A student decide to ignore any results that are too far above or below their prediction. He/she repeats their trials until a value closer to their prediction is obtained. What has the student done by doing this?
He has committed a mortal sin , according to the Ten Commandments of Science.
He adapted measurements to tally with his prediction, by leaving all contradicting measurements out.
Just to echo MeneerNask, if the student had no reason to reject the
outlying data, for all he or she knows, the outlier might be the true
value, and the grouped measurements subject to some error.
Of course, the measurements might NOT be drawn from the same population of data. That is, the experimenter was cack-handed when taking that particular measurement, or there was trouble with the scales or the instrument of measurement, or that measurement was a botched job, or it was the wrong phase of the moon, or some entirely random reason. Any of these reasons (maybe not a particular one), if they actually occurred, might be legitimate reason to reject a particular data point, but not otherwise.
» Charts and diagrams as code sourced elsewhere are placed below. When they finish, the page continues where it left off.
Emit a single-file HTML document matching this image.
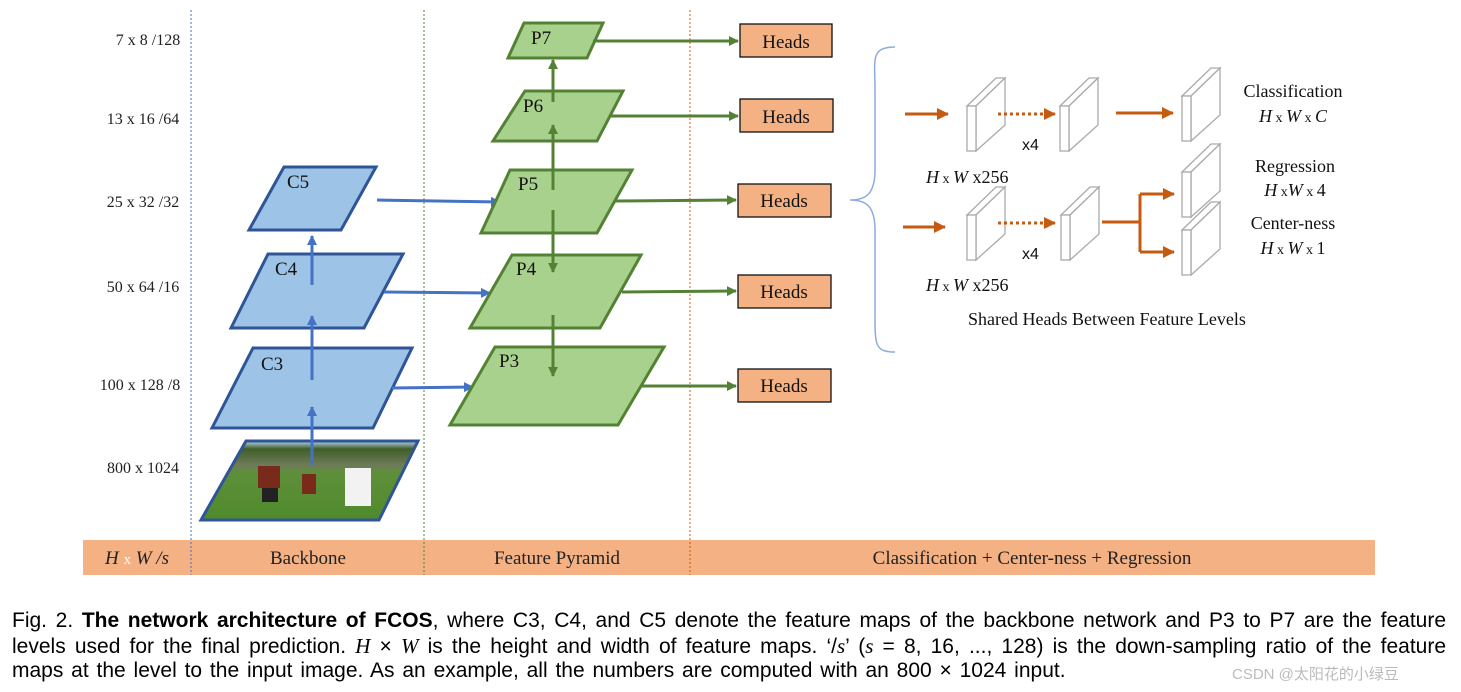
<!DOCTYPE html>
<html><head><meta charset="utf-8"><style>
body{margin:0;background:#fff;width:1461px;height:692px;overflow:hidden}
svg{position:absolute;left:0;top:0}
.cap{position:absolute;left:12px;width:1434px;font:21px "Liberation Sans",sans-serif;color:#000;white-space:nowrap}
.j{text-align:justify;text-align-last:justify}
.m{font-family:"Liberation Serif",serif}
</style></head><body>
<svg width="1461" height="692" viewBox="0 0 1461 692" font-family="Liberation Serif,serif">
<defs>
<marker id="ab" markerWidth="10" markerHeight="10" refX="9" refY="5" orient="auto" markerUnits="userSpaceOnUse"><path d="M0,0 L10,5 L0,10z" fill="#4472c4"/></marker>
<marker id="ag" markerWidth="10" markerHeight="10" refX="9" refY="5" orient="auto" markerUnits="userSpaceOnUse"><path d="M0,0 L10,5 L0,10z" fill="#548235"/></marker>
<marker id="ao" markerWidth="12" markerHeight="12" refX="11" refY="6" orient="auto" markerUnits="userSpaceOnUse"><path d="M0,0 L12,6 L0,12z" fill="#c55a11"/></marker>
<linearGradient id="img" x1="0" y1="0" x2="0" y2="1"><stop offset="0" stop-color="#b9d6ef"/><stop offset="0.1" stop-color="#3f5f28"/><stop offset="0.3" stop-color="#6e7a58"/><stop offset="0.4" stop-color="#5f8f3a"/><stop offset="1" stop-color="#4f8a2c"/></linearGradient>
</defs>
<rect x="83" y="540" width="1292" height="35" fill="#f4b183"/>
<line x1="191" y1="10" x2="191" y2="575" stroke="#4472c4" stroke-dasharray="2,2"/>
<line x1="424" y1="10" x2="424" y2="575" stroke="#548235" stroke-dasharray="2,2"/>
<line x1="690" y1="10" x2="690" y2="575" stroke="#c55a11" stroke-dasharray="2,2"/>
<g font-size="19" fill="#222" text-anchor="middle">
<text x="137" y="564" font-style="italic">H <tspan fill="#fff" font-style="normal" font-size="15">x</tspan> W /s</text>
<text x="308" y="564">Backbone</text>
<text x="557" y="564">Feature Pyramid</text>
<text x="1032" y="564">Classification + Center-ness + Regression</text>
</g>
<g font-size="16" fill="#222" text-anchor="middle">
<text x="148" y="45">7 x 8 /128</text>
<text x="143" y="124">13 x 16 /64</text>
<text x="143" y="207">25 x 32 /32</text>
<text x="143" y="292">50 x 64 /16</text>
<text x="140" y="390">100 x 128 /8</text>
<text x="143" y="473">800 x 1024</text>
</g>
<polygon points="246,441 418,441 379,520 201,520" fill="url(#img)" stroke="#2f5597" stroke-width="3"/>
<g fill="#7a2a1a"><rect x="258" y="466" width="22" height="22"/><rect x="302" y="474" width="14" height="20"/></g>
<g fill="#f2f2f2"><rect x="345" y="468" width="26" height="38"/></g>
<g fill="#222"><rect x="262" y="488" width="16" height="14"/></g>
<g fill="#9dc3e6" stroke="#2f5597" stroke-width="3">
<polygon points="253,348 412,348 373,428 212,428"/>
<polygon points="268,254 403,254 364,328 231,328"/>
<polygon points="284,167 376,167 341,230 249,230"/>
</g>
<g font-size="19" fill="#111"><text x="261" y="370">C3</text><text x="275" y="275">C4</text><text x="287" y="188">C5</text></g>
<g stroke="#4472c4" stroke-width="3" marker-end="url(#ab)">
<line x1="312" y1="465" x2="312" y2="407"/>
<line x1="312" y1="380" x2="312" y2="316"/>
<line x1="312" y1="285" x2="312" y2="236"/>
<line x1="377" y1="200" x2="500" y2="202"/>
<line x1="384" y1="292" x2="490" y2="293"/>
<line x1="392" y1="388" x2="473" y2="387"/>
</g>
<g fill="#a9d18e" stroke="#548235" stroke-width="3">
<polygon points="495,347 664,347 618,425 450,425"/>
<polygon points="512,255 641,255 600,328 470,328"/>
<polygon points="510,170 632,170 597,233 481,233"/>
<polygon points="525,91 623,91 597,141 493,141"/>
<polygon points="524,23 603,23 587,58 508,58"/>
</g>
<g font-size="19" fill="#111"><text x="499" y="367">P3</text><text x="516" y="275">P4</text><text x="518" y="190">P5</text><text x="523" y="112">P6</text><text x="531" y="44">P7</text></g>
<g stroke="#548235" stroke-width="3" marker-end="url(#ag)">
<line x1="553" y1="102" x2="553" y2="60"/>
<line x1="553" y1="190" x2="553" y2="125"/>
<line x1="553" y1="210" x2="553" y2="272"/>
<line x1="553" y1="315" x2="553" y2="376"/>
<line x1="593" y1="41" x2="738" y2="41"/>
<line x1="610" y1="116" x2="738" y2="116"/>
<line x1="614" y1="201" x2="736" y2="200"/>
<line x1="622" y1="292" x2="736" y2="291"/>
<line x1="641" y1="386" x2="736" y2="386"/>
</g>
<g fill="#f4b183" stroke="#111" stroke-width="1.3">
<rect x="740" y="24" width="92" height="33"/><rect x="740" y="99" width="93" height="33"/>
<rect x="738" y="184" width="93" height="33"/><rect x="738" y="275" width="93" height="33"/><rect x="738" y="369" width="93" height="33"/>
</g>
<g font-size="19" fill="#111" text-anchor="middle">
<text x="786" y="48">Heads</text><text x="786" y="123">Heads</text><text x="784" y="207">Heads</text><text x="784" y="298">Heads</text><text x="784" y="392">Heads</text>
</g>
<path d="M895,47 C870,47 875,60 875,90 L875,170 C875,195 865,200 850,200 C865,200 875,205 875,230 L875,315 C875,345 875,352 895,352" fill="none" stroke="#8faadc" stroke-width="1.5"/>
<g fill="#fff" stroke="#aaa" stroke-width="1.3">
<g id="cube"><polygon points="967,106 976,106 1005,78 996,78"/><polygon points="976,106 1005,78 1005,125 976,151"/><rect x="967" y="106" width="9" height="45"/></g>
<use href="#cube" x="93" y="0"/><use href="#cube" x="215" y="-10"/>
<use href="#cube" x="0" y="109"/><use href="#cube" x="94" y="109"/>
<use href="#cube" x="215" y="66"/><use href="#cube" x="215" y="124"/>
</g>
<g stroke="#c55a11" stroke-width="3" fill="none">
<line x1="905" y1="114" x2="948" y2="114" marker-end="url(#ao)"/>
<line x1="998" y1="114" x2="1055" y2="114" stroke-dasharray="3,3" marker-end="url(#ao)"/>
<line x1="1116" y1="113" x2="1173" y2="113" marker-end="url(#ao)"/>
<line x1="903" y1="227" x2="945" y2="227" marker-end="url(#ao)"/>
<line x1="998" y1="223" x2="1055" y2="223" stroke-dasharray="3,3" marker-end="url(#ao)"/>
<polyline points="1102,222 1140,222"/>
<polyline points="1140,194 1140,252"/>
<line x1="1140" y1="194" x2="1174" y2="194" marker-end="url(#ao)"/>
<line x1="1140" y1="252" x2="1174" y2="252" marker-end="url(#ao)"/>
</g>
<g font-size="18" fill="#111">
<text x="1022" y="150" font-family="Liberation Sans,sans-serif" font-size="16">x4</text>
<text x="1022" y="259" font-family="Liberation Sans,sans-serif" font-size="16">x4</text>
<text x="926" y="183"><tspan font-style="italic">H</tspan><tspan font-size="14"> x </tspan><tspan font-style="italic">W</tspan> x256</text>
<text x="926" y="291"><tspan font-style="italic">H</tspan><tspan font-size="14"> x </tspan><tspan font-style="italic">W</tspan> x256</text>
<text x="968" y="325">Shared Heads Between Feature Levels</text>
<g text-anchor="middle">
<text x="1293" y="97">Classification</text>
<text x="1293" y="122"><tspan font-style="italic">H</tspan><tspan font-size="14"> x </tspan><tspan font-style="italic">W</tspan><tspan font-size="14"> x </tspan><tspan font-style="italic">C</tspan></text>
<text x="1295" y="172">Regression</text>
<text x="1295" y="196"><tspan font-style="italic">H</tspan><tspan font-size="14"> x</tspan><tspan font-style="italic">W</tspan><tspan font-size="14"> x </tspan>4</text>
<text x="1293" y="229">Center-ness</text>
<text x="1293" y="254"><tspan font-style="italic">H</tspan><tspan font-size="14"> x </tspan><tspan font-style="italic">W</tspan><tspan font-size="14"> x </tspan>1</text>
</g>
</g>
</svg>
<div class="cap j" style="top:609px">Fig. 2. <b>The network architecture of FCOS</b>, where C3, C4, and C5 denote the feature maps of the backbone network and P3 to P7 are the feature</div>
<div class="cap j" style="top:634px">levels used for the final prediction. <i class="m">H</i> × <i class="m">W</i> is the height and width of feature maps. ‘/<i class="m">s</i>’ (<i class="m">s</i> = 8, 16, ..., 128) is the down-sampling ratio of the feature</div>
<div class="cap" style="top:659px;word-spacing:2px">maps at the level to the input image. As an example, all the numbers are computed with an 800 × 1024 input.</div>
<div style="position:absolute;left:1232px;top:663px;font:15px 'Liberation Sans','Noto Sans CJK SC',sans-serif;color:#bbb">CSDN @太阳花的小绿豆</div>
</body></html>
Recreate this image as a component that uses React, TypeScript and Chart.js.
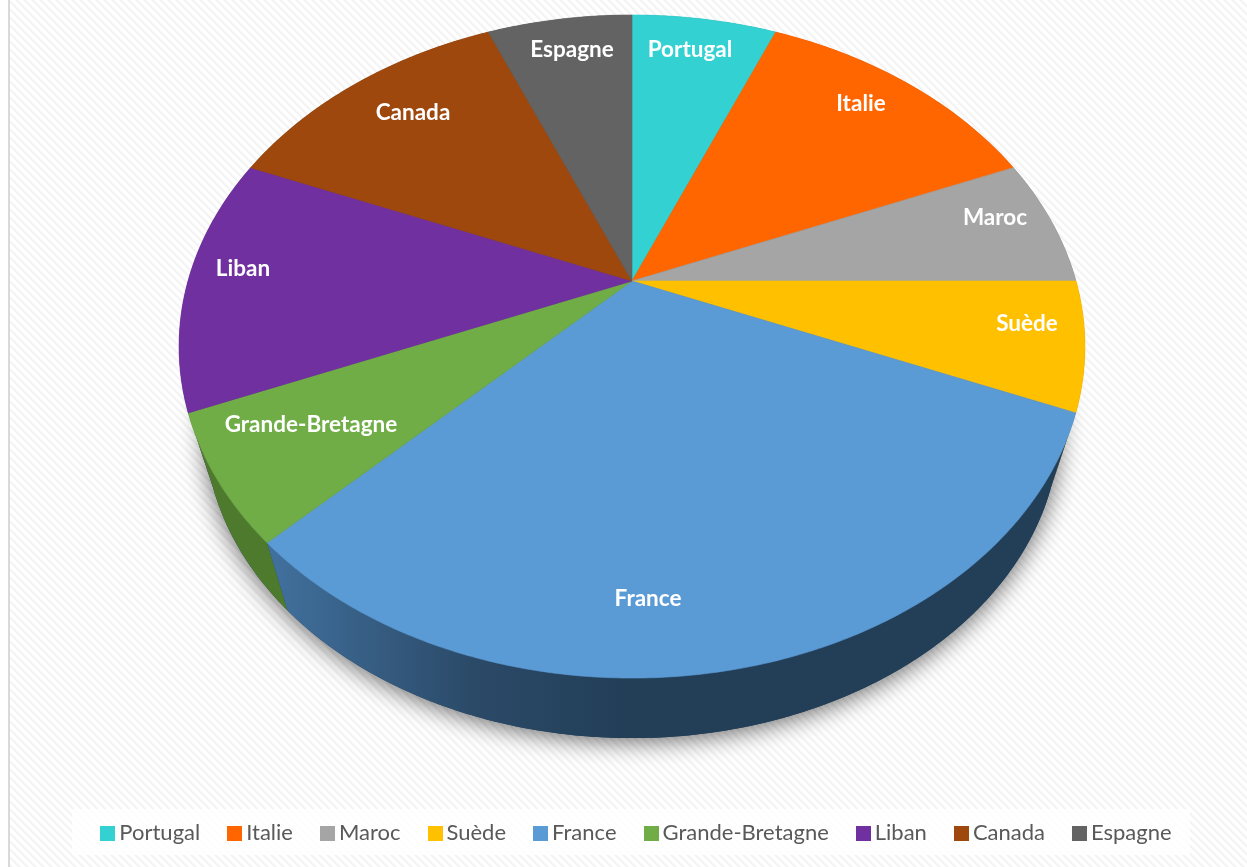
import React, { useEffect, useRef } from "react";
import { Chart, registerables } from "chart.js";

Chart.register(...registerables);

const categories = ["Portugal", "Italie", "Maroc", "Suède", "France", "Grande-Bretagne", "Liban", "Canada", "Espagne"];
const shares = [1, 2, 1, 1, 5, 1, 2, 2, 1];
const topColors = ["#33D1D1", "#FF6600", "#A5A5A5", "#FFC000", "#5B9BD5", "#70AD47", "#7030A0", "#9E480E", "#636363"];
const wallColors = ["#1f7d7d", "#993d00", "#636363", "#997300", "#2a4a68", "#4E7A2E", "#431d60", "#5f2c08", "#3b3b3b"];
const labelCentres = [
  [690, 50], [861, 104], [995, 218], [1027, 324], [648, 599], [311, 425], [243, 269], [413, 113], [572, 50],
];

const W = 1247;
const H = 867;
const CX = 632;
const CY = 281;
const RX = 444;
const RY = 318.6;
const PERSP = 0.1976;
const DEPTH = 0.056;
const VANISH_Y = 1750;

const project = (a: number) => {
  const x = Math.cos(a);
  const y = Math.sin(a);
  const w = 1 - PERSP * y;
  return [CX + (RX * x) / w, CY + (RY * y) / w];
};
const lower = (p: number[]) => [p[0] + DEPTH * (CX - p[0]), p[1] + DEPTH * (VANISH_Y - p[1])];

const samples = (a0: number, a1: number) => {
  const n = Math.max(2, Math.ceil((a1 - a0) / 0.01));
  const out: number[] = [];
  for (let i = 0; i <= n; i++) out.push(a0 + ((a1 - a0) * i) / n);
  return out;
};

const piePlugin = {
  id: "perspectivePie",
  beforeDraw(chart: any) {
    const ctx = chart.ctx;
    const tile = document.createElement("canvas");
    tile.width = 8;
    tile.height = 8;
    const t = tile.getContext("2d")!;
    for (let y = 0; y < 8; y++) {
      for (let x = 0; x < 8; x++) {
        const d = (x - y + 16) % 8;
        t.fillStyle = d < 2 ? "#f3f3f3" : d < 3 || d === 7 ? "#f9f9f9" : "#ffffff";
        t.fillRect(x, y, 1, 1);
      }
    }
    ctx.save();
    ctx.fillStyle = "#ffffff";
    ctx.fillRect(0, 0, W, H);
    ctx.fillStyle = ctx.createPattern(tile, "repeat");
    ctx.fillRect(10, 0, W - 10, H);
    ctx.fillStyle = "#d9d9d9";
    ctx.fillRect(8, 0, 2, H);
    ctx.fillStyle = "rgba(255,255,255,0.78)";
    ctx.fillRect(72, 809, 1118, 46);
    ctx.restore();
  },
  afterLayout(chart: any) {
    const legend = chart.legend;
    legend.top = 788;
    legend.bottom = 878;
  },
  beforeDatasetDraw(chart: any) {
    const ctx = chart.ctx;
    const arcs = chart.getDatasetMeta(0).data;
    ctx.save();
    // contact shadow of the lower disc
    ctx.save();
    ctx.shadowColor = "rgba(0,0,0,0.6)";
    ctx.shadowBlur = 24;
    ctx.shadowOffsetX = 0;
    ctx.shadowOffsetY = 3;
    ctx.fillStyle = "#233f58";
    ctx.beginPath();
    samples(0, Math.PI * 2).forEach((a, i) => {
      const p = lower(project(a));
      if (i) ctx.lineTo(p[0], p[1]);
      else ctx.moveTo(p[0], p[1]);
    });
    ctx.closePath();
    ctx.fill();
    ctx.restore();

    // side walls
    const order = arcs.map((_: any, i: number) => i).sort((i: number, j: number) => {
      const mid = (k: number) => Math.sin((arcs[k].startAngle + arcs[k].endAngle) / 2);
      return mid(i) - mid(j);
    });
    order.forEach((i: number) => {
      const arc = arcs[i];
      const as = samples(arc.startAngle, arc.endAngle);
      ctx.beginPath();
      as.forEach((a, n) => {
        const p = project(a);
        if (n) ctx.lineTo(p[0], p[1]);
        else ctx.moveTo(p[0], p[1]);
      });
      as.slice().reverse().forEach((a) => {
        const p = lower(project(a));
        ctx.lineTo(p[0], p[1]);
      });
      ctx.closePath();
      if (categories[i] === "France") {
        const g = ctx.createLinearGradient(268, 0, 640, 0);
        g.addColorStop(0, "#41719E");
        g.addColorStop(0.25, "#375F85");
        g.addColorStop(0.55, "#2B4A68");
        g.addColorStop(0.95, "#233F58");
        g.addColorStop(1, "#233F58");
        ctx.fillStyle = g;
      } else {
        ctx.fillStyle = wallColors[i];
      }
      ctx.fill();
    });

    // top surface
    arcs.forEach((arc: any, i: number) => {
      ctx.beginPath();
      ctx.moveTo(CX, CY);
      samples(arc.startAngle, arc.endAngle).forEach((a) => {
        const p = project(a);
        ctx.lineTo(p[0], p[1]);
      });
      ctx.closePath();
      ctx.fillStyle = topColors[i];
      ctx.fill();
      ctx.strokeStyle = topColors[i];
      ctx.lineWidth = 0.6;
      ctx.stroke();
    });
    ctx.restore();
    return false;
  },
  afterDatasetsDraw(chart: any) {
    const ctx = chart.ctx;
    ctx.save();
    ctx.font = "bold 22.5px Lato";
    ctx.fillStyle = "#ffffff";
    ctx.textAlign = "center";
    ctx.textBaseline = "middle";
    categories.forEach((c, i) => ctx.fillText(c, labelCentres[i][0], labelCentres[i][1]));
    ctx.restore();
  },
};

const swatch = (color: string) => {
  const c = document.createElement("canvas");
  c.width = 15;
  c.height = 15;
  const g = c.getContext("2d")!;
  g.fillStyle = color;
  g.fillRect(0, 0, 15, 15);
  return c;
};

export default function App() {
  const ref = useRef<HTMLCanvasElement>(null);
  useEffect(() => {
    document.body.style.margin = "0";
    document.body.style.overflow = "hidden";
    const chart = new Chart(ref.current!, {
      type: "pie",
      data: {
        labels: categories,
        datasets: [{ data: shares, backgroundColor: topColors, borderWidth: 0 }],
      },
      options: {
        responsive: false,
        animation: false,
        layout: { padding: { left: 32 } },
        plugins: {
          tooltip: { enabled: false },
          legend: {
            display: true,
            position: "bottom",
            labels: {
              usePointStyle: true,
              pointStyleWidth: 1,
              padding: 34,
              color: "#595959",
              font: { family: "Lato", size: 22 },
              generateLabels: () =>
                categories.map((text, i) => ({
                  text,
                  pointStyle: swatch(topColors[i]),
                  fillStyle: topColors[i],
                  strokeStyle: topColors[i],
                  fontColor: "#595959",
                  lineWidth: 0,
                  hidden: false,
                  index: i,
                })),
            },
          },
        },
      },
      plugins: [piePlugin],
    } as any);
    return () => chart.destroy();
  }, []);
  return <canvas ref={ref} width={W} height={H} style={{ display: "block", width: W, height: H }} />;
}
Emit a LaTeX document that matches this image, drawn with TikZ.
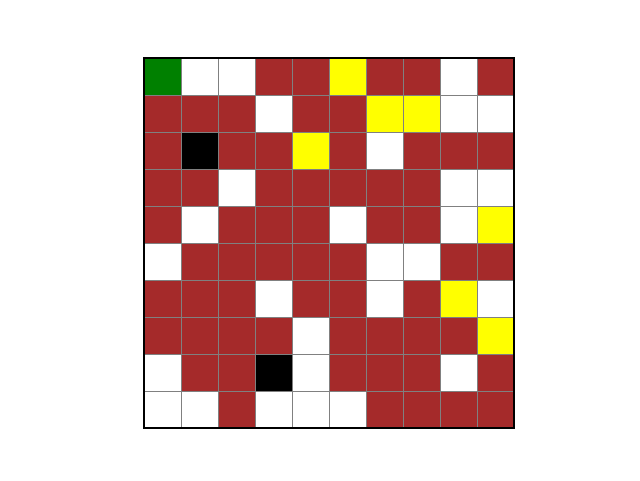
\documentclass[tikz,border=0pt]{standalone}
\usepackage{tikz}

% cell colours
\definecolor{cG}{HTML}{008000}
\definecolor{cW}{HTML}{FFFFFF}
\definecolor{cB}{HTML}{A52A2A}
\definecolor{cK}{HTML}{000000}
\definecolor{cY}{HTML}{FFFF00}

\begin{document}
\begin{tikzpicture}[
  x=0.925cm,y=-0.925cm,
  cell/.style={draw=gray,line width=0.6pt},
  frame/.style={draw=black,line width=0.8pt}
]
\useasboundingbox (-3.6cm,1.45cm) rectangle (12.4cm,-10.55cm);
\foreach \row [count=\r from 0] in {
  {G,W,W,B,B,Y,B,B,W,B},
  {B,B,B,W,B,B,Y,Y,W,W},
  {B,K,B,B,Y,B,W,B,B,B},
  {B,B,W,B,B,B,B,B,W,W},
  {B,W,B,B,B,W,B,B,W,Y},
  {W,B,B,B,B,B,W,W,B,B},
  {B,B,B,W,B,B,W,B,Y,W},
  {B,B,B,B,W,B,B,B,B,Y},
  {W,B,B,K,W,B,B,B,W,B},
  {W,W,B,W,W,W,B,B,B,B}}
{
  \foreach \c [count=\k from 0] in \row
    \draw[cell,fill=c\c] (\k,\r) rectangle ++(1,1);
}
\draw[frame] (0,0) rectangle (10,10);
\end{tikzpicture}
\end{document}
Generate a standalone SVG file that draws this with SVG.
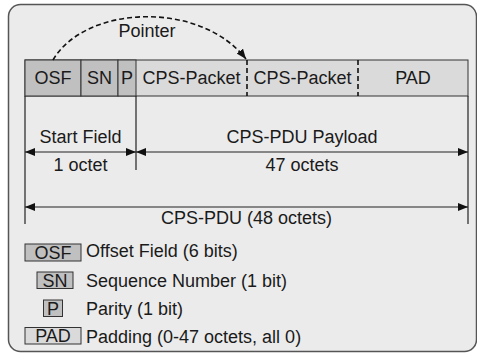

Moreover, if someone were paying you to make a measurement, you would want to quote a large enough error measurement, so that the true value, whatever it is, lay somewhere in the range of measurements you quoted. And clearly, the bigger the error measurement, the more likely that the true value would fall somewhere in the given range. An outlying measurement
extends the range, and gives the experimenter more confidence that his/her quoted measurement reflects the true value.